Queridos irmãos e irmãs, uma vez que o Verbo se fez carne, agora a carne fala, grita o desejo divino de nos encontrarmos. O Verbo estabeleceu sua tenda frágil entre nós. E como não pensar nas tendas de Gaza, expostas há semanas às chuvas, ao vento e ao frio, e nas de tantos outros deslocados e refugiados em cada continente, ou nos abrigos improvisados de milhares de pessoas sem-teto em nossas cidades? Frágil é a carne das populações indefesas, provadas por tantas guerras em curso ou terminadas deixando escombros e feridas abertas. Frágeis são as mentes e as vidas dos jovens obrigados a pegar em armas que, estando na frente, advertem a insensatez do que se lhes pede e a mentira que impregna os discursos pomposos de quem os manda morrer.
Quando a fragilidade dos outros nos atravessa o coração, quando a dor alheia faz em pedaços nossas sólidas certezas, então já começa a paz. A paz de Deus nasce de um soluço acolhido, de um choro escutado; nasce entre ruínas que clamam uma nova solidariedade, nasce de sonhos e visões que, como profecias, invertem o curso da história. Sim, tudo isso existe, porque Jesus é o Logos, o sentido a partir do qual tudo foi formado. «Todas as coisas foram feitas por meio da Palavra e sem ela nada do que existe foi feito» (Jn 1,3). Este mistério nos interpela desde os presépios que construímos, nos abre os olhos a um mundo onde a Palavra ainda ressoa, «em muitas ocasiões e de diversas maneiras» (cf. Hb 1,1), e nos segue chamando à conversão.
Certamente, o Evangelho não esconde a resistência das trevas à luz, descreve o caminho da Palavra de Deus como um trajeto escabroso, disseminado de obstáculos. Até hoje, os autênticos mensageiros de paz seguem o Verbo por este caminho, que finalmente alcança os corações; corações inquietos, que muitas vezes desejam precisamente aquilo a que resistem. Dessa forma, o Natal volta a motivar uma Igreja missionária, impulsionando-a por vias que a Palavra de Deus lhe traçou. Não estamos a serviço de uma palavra prepotente —estas já ressoam por toda parte— mas de uma presença que suscita o bem, que conhece a sua eficácia, que não se atribui o monopólio.

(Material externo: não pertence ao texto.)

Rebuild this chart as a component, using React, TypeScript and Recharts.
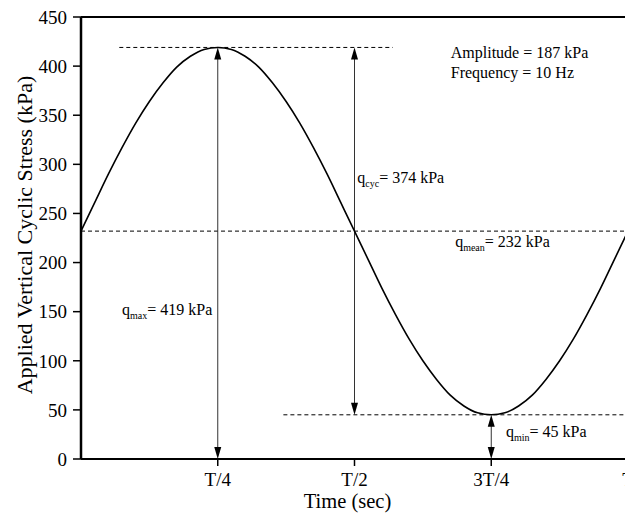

Este é o caminho da missão: um caminho para o outro. Em Deus cada palavra é palavra pronunciada, é um convite ao diálogo, uma palavra nunca igual a si mesma. É a renovação que o Concílio Vaticano II promoveu e que veremos florescer só se caminharmos juntos com toda a humanidade, sem nos separarmos nunca dela. Mundano é o contrário: ter por centro a si mesmo. O movimento da Encarnação é um dinamismo de diálogo. Haverá paz quando nossos monólogos se interromperem e, fecundados pela escuta, caiamos de joelhos ante a carne nua dos outros. A Virgem Maria é precisamente nisto a Mãe da Igreja, a Estrela da evangelização, a Rainha da paz. Nela compreendemos que nada nasce do exibicionismo da força e tudo renasce do silencioso poder da vida acolhida.